Repeat the data below exactly, dropping any pictures it holds.
□ □ □
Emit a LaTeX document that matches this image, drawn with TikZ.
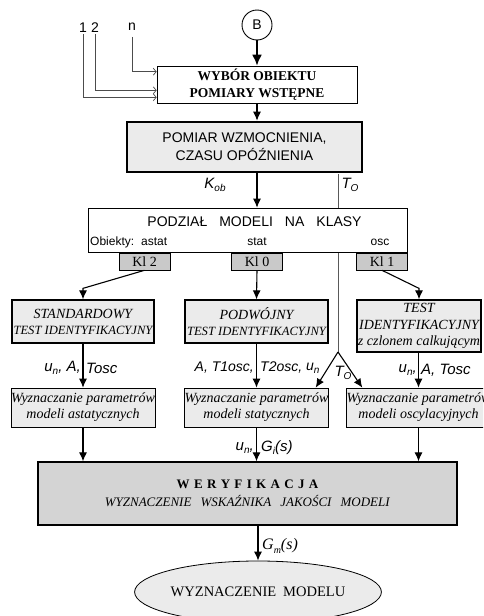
\documentclass[tikz,border=0pt]{standalone}
\usepackage{fontspec}
\setmainfont{Liberation Serif}
\setsansfont{Liberation Sans}
\usetikzlibrary{arrows.meta,calc,shapes.geometric}
\definecolor{fillg}{gray}{0.92}
\definecolor{klg}{gray}{0.79}
\definecolor{werg}{gray}{0.83}
\newcommand\lsub[1]{\raisebox{-0.2em}{\fontsize{10}{10}\selectfont #1}}
\begin{document}
\begin{tikzpicture}[x=1pt,y=-1pt,
  box/.style={draw, rectangle, inner sep=0pt, align=center},
  arr/.style={-{Latex[length=9pt,width=8pt]}, line width=1.1pt},
  arrB/.style={-{Latex[length=11pt,width=10pt]}, line width=2pt},
  inarr/.style={draw=gray!60!black, line width=0.7pt, -{Straight Barb[length=3pt,width=7pt]}},
  lab/.style={font=\sffamily\itshape\fontsize{15}{15}\selectfont, inner sep=0pt},
  labs/.style={font=\sffamily\itshape\fontsize{14}{14}\selectfont, inner sep=0pt},
  num/.style={font=\sffamily\fontsize{14}{14}\selectfont, inner sep=1pt},
  wyz/.style={box, line width=0.6pt, fill=fillg, minimum width=142pt, minimum height=39pt, font=\itshape\fontsize{14}{16}\selectfont},
  klbox/.style={box, line width=0.6pt, fill=klg, minimum width=51pt, minimum height=17pt, font=\fontsize{14}{14}\selectfont},
  tstbox/.style={box, line width=1.3pt, fill=fillg, font=\itshape\fontsize{12.6}{16}\selectfont}
]
\useasboundingbox (0,0) rectangle (483,616);
\clip (0,0) rectangle (483,616);

% top
\node[circle, draw, line width=0.9pt, minimum size=30pt, inner sep=0pt, font=\sffamily\fontsize{14}{14}\selectfont] (B) at (257,25) {B};
\node[box, line width=0.6pt, minimum width=200pt, minimum height=37pt, font=\bfseries\fontsize{13.5}{17}\selectfont] (wybor) at (257,84.5) {WYBÓR OBIEKTU\\POMIARY WSTĘPNE};
\node[num] (n1) at (83,28) {1};
\node[num] (n2) at (95,28) {2};
\node[num] (nn) at (132,27) {n};

\node[box, line width=2.6pt, fill=fillg, minimum width=235pt, minimum height=50pt, font=\sffamily\fontsize{14}{18}\selectfont] (pomiar) at (244.5,147) {POMIAR WZMOCNIENIA,\\CZASU OPÓŹNIENIA};

% test boxes
\node[tstbox, minimum width=142pt, minimum height=43pt] (std) at (83,321.5) {{\fontsize{14}{16}\selectfont STANDARDOWY}\\TEST IDENTYFIKACYJNY};
\node[tstbox, minimum width=143pt, minimum height=43pt] (podw) at (256.5,321.5) {{\fontsize{14}{16}\selectfont PODWÓJNY}\\TEST IDENTYFIKACYJNY};
\node[tstbox, minimum width=124pt, minimum height=52pt, font=\itshape\fontsize{14}{16.5}\selectfont] (test) at (419,326) {TEST\\IDENTYFIKACYJNY\\z czlonem calkującym};

\node[wyz] (wyzn1) at (83,407.5) {Wyznaczanie parametrów\\modeli astatycznych};
\node[wyz, minimum width=143pt] (wyzn2) at (256.5,407.5) {Wyznaczanie parametrów\\modeli statycznych};
\node[wyz, minimum width=143pt] (wyzn3) at (418.5,407.5) {Wyznaczanie parametrów\\modeli oscylacyjnych};

\node[box, line width=1.3pt, fill=werg, minimum width=419pt, minimum height=63pt, font=\fontsize{13}{18}\selectfont] (wer) at (247.5,493.5) {\textbf{W\,\,E\,\,R\,\,Y\,\,F\,\,I\,\,K\,\,A\,\,C\,\,J\,\,A}\\\textit{WYZNACZENIE\hspace{9pt}WSKAŹNIKA\hspace{9pt}JAKOŚCI\hspace{9pt}MODELI}};

\node[ellipse, draw, line width=0.8pt, fill=fillg, minimum width=226pt, minimum height=62pt, inner sep=0pt, font=\fontsize{14.5}{14.5}\selectfont] (model) at (258,592) {WYZNACZENIE\hspace{7pt}MODELU};

% T_O line (behind the class box)
\coordinate (toTop) at (338,174);
\coordinate (apex) at (338,352);
\draw[gray!70!black, line width=0.8pt] (toTop) -- (apex);

% class box
\node[box, line width=0.6pt, fill=white, minimum width=319pt, minimum height=44pt] (podzial) at (247.5,230) {};
\node[font=\sffamily\fontsize{14}{14}\selectfont, inner sep=0pt] (podzialt) at (254.5,222) {PODZIAŁ\hspace{12pt}MODELI\hspace{12pt}NA\hspace{12pt}KLASY};
\node[anchor=west, font=\sffamily\fontsize{12}{12}\selectfont, inner sep=0pt] (obiekty) at (90,242) {Obiekty:\hspace{7pt}astat};
\node[font=\sffamily\fontsize{12}{12}\selectfont, inner sep=0pt] (stat) at (257,242) {stat};
\node[font=\sffamily\fontsize{12}{12}\selectfont, inner sep=0pt] (osc) at (380,242) {osc};

\node[klbox] (kl2) at (144.5,261.5) {Kl 2};
\node[klbox] (kl0) at (257,261.5) {Kl 0};
\node[klbox] (kl1) at (382,261.5) {Kl 1};

% connectors
\draw[arrB] (B) -- (wybor);
\draw[inarr] (n1.south) |- ($(wybor.south west)+(0,-6)$);
\draw[inarr] (n2.south) |- ($(wybor.south west)+(0,-13)$);
\draw[inarr] ($(nn.south)+(0,5)$) |- ($(wybor.north west)+(0,6)$);
\draw[arr] (wybor.south) -- (wybor.south |- pomiar.north);
\coordinate (pk) at (wybor.south |- pomiar.south);
\draw[arr] (pk) -- (pk |- podzial.north);
\node[lab] (kob) at (215,185) {K\lsub{ob}};
\node[lab] (to1) at (350,185) {T\lsub{O}};

\draw[arr] (kl2.south) -- ($(std.north)+(0,-11)$) -- (std.north);
\draw[arr] (kl0.south) -- (podw.north);
\draw[arr] (kl1.south) -- ($(test.north)+(0,-11)$) -- (test.north);

\draw[arr] (std.south) -- (wyzn1.north);
\draw[arr] (podw.south) -- (wyzn2.north);
\draw[arr] (test.south -| wyzn3.north) -- (wyzn3.north);
\draw[arr] (apex) -- ($(wyzn2.north east)+(-13,0)$);
\draw[arr] (apex) -- ($(wyzn3.north west)+(16,0)$);

\node[lab, anchor=east] (la1) at (81,368) {u\lsub{n}, A,};
\node[lab, anchor=west] (lb1) at (86,368) {Tosc};
\node[labs, anchor=east] (la2) at (254,368) {A, T1osc,};
\node[labs, anchor=west] (lb2) at (260,368) {T2osc,};
\node[labs, anchor=west] (lc2) at (306,368) {u\lsub{n}};
\node[lab] (to2) at (343,373) {T\lsub{O}};
\node[lab, anchor=east] (la3) at (417,370) {u\lsub{n},};
\node[lab, anchor=west] (lb3) at (421,370) {A, Tosc};

\draw[arr] (wyzn1.south) -- (wyzn1.south |- wer.north);
\draw[arr] (wyzn2.south) -- (wyzn2.south |- wer.north);
\draw[arr] (wyzn3.south) -- (wyzn3.south |- wer.north);
\node[lab, anchor=east] (la4) at (254,448) {u\lsub{n},};
\node[lab, anchor=west] (lb4) at (261,448) {G\lsub{i}(s)};

\draw[arr] (model.north |- wer.south) -- (model.north);
\node[anchor=west, inner sep=0pt, font=\itshape\fontsize{16}{16}\selectfont] (gm) at (262,546) {G\lsub{m}(s)};
\end{tikzpicture}
\end{document}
□ □ □
## COMPLETE RESPONSE
Emit a LaTeX document that matches this image, drawn with TikZ.
\documentclass[tikz,border=0pt]{standalone}
\usepackage{fontspec}
\setmainfont{Liberation Serif}
\setsansfont{Liberation Sans}
\usetikzlibrary{arrows.meta,calc,shapes.geometric}
\definecolor{fillg}{gray}{0.92}
\definecolor{klg}{gray}{0.79}
\definecolor{werg}{gray}{0.83}
\newcommand\lsub[1]{\raisebox{-0.2em}{\fontsize{10}{10}\selectfont #1}}
\begin{document}
\begin{tikzpicture}[x=1pt,y=-1pt,
  box/.style={draw, rectangle, inner sep=0pt, align=center},
  arr/.style={-{Latex[length=9pt,width=8pt]}, line width=1.1pt},
  arrB/.style={-{Latex[length=11pt,width=10pt]}, line width=2pt},
  inarr/.style={draw=gray!60!black, line width=0.7pt, -{Straight Barb[length=3pt,width=7pt]}},
  lab/.style={font=\sffamily\itshape\fontsize{15}{15}\selectfont, inner sep=0pt},
  labs/.style={font=\sffamily\itshape\fontsize{14}{14}\selectfont, inner sep=0pt},
  num/.style={font=\sffamily\fontsize{14}{14}\selectfont, inner sep=1pt},
  wyz/.style={box, line width=0.6pt, fill=fillg, minimum width=142pt, minimum height=39pt, font=\itshape\fontsize{14}{16}\selectfont},
  klbox/.style={box, line width=0.6pt, fill=klg, minimum width=51pt, minimum height=17pt, font=\fontsize{14}{14}\selectfont},
  tstbox/.style={box, line width=1.3pt, fill=fillg, font=\itshape\fontsize{12.6}{16}\selectfont}
]
\useasboundingbox (0,0) rectangle (483,616);
\clip (0,0) rectangle (483,616);

% top
\node[circle, draw, line width=0.9pt, minimum size=30pt, inner sep=0pt, font=\sffamily\fontsize{14}{14}\selectfont] (B) at (257,25) {B};
\node[box, line width=0.6pt, minimum width=200pt, minimum height=37pt, font=\bfseries\fontsize{13.5}{17}\selectfont] (wybor) at (257,84.5) {WYBÓR OBIEKTU\\POMIARY WSTĘPNE};
\node[num] (n1) at (83,28) {1};
\node[num] (n2) at (95,28) {2};
\node[num] (nn) at (132,27) {n};

\node[box, line width=2.6pt, fill=fillg, minimum width=235pt, minimum height=50pt, font=\sffamily\fontsize{14}{18}\selectfont] (pomiar) at (244.5,147) {POMIAR WZMOCNIENIA,\\CZASU OPÓŹNIENIA};

% test boxes
\node[tstbox, minimum width=142pt, minimum height=43pt] (std) at (83,321.5) {{\fontsize{14}{16}\selectfont STANDARDOWY}\\TEST IDENTYFIKACYJNY};
\node[tstbox, minimum width=143pt, minimum height=43pt] (podw) at (256.5,321.5) {{\fontsize{14}{16}\selectfont PODWÓJNY}\\TEST IDENTYFIKACYJNY};
\node[tstbox, minimum width=124pt, minimum height=52pt, font=\itshape\fontsize{14}{16.5}\selectfont] (test) at (419,326) {TEST\\IDENTYFIKACYJNY\\z czlonem calkującym};

\node[wyz] (wyzn1) at (83,407.5) {Wyznaczanie parametrów\\modeli astatycznych};
\node[wyz, minimum width=143pt] (wyzn2) at (256.5,407.5) {Wyznaczanie parametrów\\modeli statycznych};
\node[wyz, minimum width=143pt] (wyzn3) at (418.5,407.5) {Wyznaczanie parametrów\\modeli oscylacyjnych};

\node[box, line width=1.3pt, fill=werg, minimum width=419pt, minimum height=63pt, font=\fontsize{13}{18}\selectfont] (wer) at (247.5,493.5) {\textbf{W\,\,E\,\,R\,\,Y\,\,F\,\,I\,\,K\,\,A\,\,C\,\,J\,\,A}\\\textit{WYZNACZENIE\hspace{9pt}WSKAŹNIKA\hspace{9pt}JAKOŚCI\hspace{9pt}MODELI}};

\node[ellipse, draw, line width=0.8pt, fill=fillg, minimum width=226pt, minimum height=62pt, inner sep=0pt, font=\fontsize{14.5}{14.5}\selectfont] (model) at (258,592) {WYZNACZENIE\hspace{7pt}MODELU};

% T_O line (behind the class box)
\coordinate (toTop) at (338,174);
\coordinate (apex) at (338,352);
\draw[gray!70!black, line width=0.8pt] (toTop) -- (apex);

% class box
\node[box, line width=0.6pt, fill=white, minimum width=319pt, minimum height=44pt] (podzial) at (247.5,230) {};
\node[font=\sffamily\fontsize{14}{14}\selectfont, inner sep=0pt] (podzialt) at (254.5,222) {PODZIAŁ\hspace{12pt}MODELI\hspace{12pt}NA\hspace{12pt}KLASY};
\node[anchor=west, font=\sffamily\fontsize{12}{12}\selectfont, inner sep=0pt] (obiekty) at (90,242) {Obiekty:\hspace{7pt}astat};
\node[font=\sffamily\fontsize{12}{12}\selectfont, inner sep=0pt] (stat) at (257,242) {stat};
\node[font=\sffamily\fontsize{12}{12}\selectfont, inner sep=0pt] (osc) at (380,242) {osc};

\node[klbox] (kl2) at (144.5,261.5) {Kl 2};
\node[klbox] (kl0) at (257,261.5) {Kl 0};
\node[klbox] (kl1) at (382,261.5) {Kl 1};

% connectors
\draw[arrB] (B) -- (wybor);
\draw[inarr] (n1.south) |- ($(wybor.south west)+(0,-6)$);
\draw[inarr] (n2.south) |- ($(wybor.south west)+(0,-13)$);
\draw[inarr] ($(nn.south)+(0,5)$) |- ($(wybor.north west)+(0,6)$);
\draw[arr] (wybor.south) -- (wybor.south |- pomiar.north);
\coordinate (pk) at (wybor.south |- pomiar.south);
\draw[arr] (pk) -- (pk |- podzial.north);
\node[lab] (kob) at (215,185) {K\lsub{ob}};
\node[lab] (to1) at (350,185) {T\lsub{O}};

\draw[arr] (kl2.south) -- ($(std.north)+(0,-11)$) -- (std.north);
\draw[arr] (kl0.south) -- (podw.north);
\draw[arr] (kl1.south) -- ($(test.north)+(0,-11)$) -- (test.north);

\draw[arr] (std.south) -- (wyzn1.north);
\draw[arr] (podw.south) -- (wyzn2.north);
\draw[arr] (test.south -| wyzn3.north) -- (wyzn3.north);
\draw[arr] (apex) -- ($(wyzn2.north east)+(-13,0)$);
\draw[arr] (apex) -- ($(wyzn3.north west)+(16,0)$);

\node[lab, anchor=east] (la1) at (81,368) {u\lsub{n}, A,};
\node[lab, anchor=west] (lb1) at (86,368) {Tosc};
\node[labs, anchor=east] (la2) at (254,368) {A, T1osc,};
\node[labs, anchor=west] (lb2) at (260,368) {T2osc,};
\node[labs, anchor=west] (lc2) at (306,368) {u\lsub{n}};
\node[lab] (to2) at (343,373) {T\lsub{O}};
\node[lab, anchor=east] (la3) at (417,370) {u\lsub{n},};
\node[lab, anchor=west] (lb3) at (421,370) {A, Tosc};

\draw[arr] (wyzn1.south) -- (wyzn1.south |- wer.north);
\draw[arr] (wyzn2.south) -- (wyzn2.south |- wer.north);
\draw[arr] (wyzn3.south) -- (wyzn3.south |- wer.north);
\node[lab, anchor=east] (la4) at (254,448) {u\lsub{n},};
\node[lab, anchor=west] (lb4) at (261,448) {G\lsub{i}(s)};

\draw[arr] (model.north |- wer.south) -- (model.north);
\node[anchor=west, inner sep=0pt, font=\itshape\fontsize{16}{16}\selectfont] (gm) at (262,546) {G\lsub{m}(s)};
\end{tikzpicture}
\end{document}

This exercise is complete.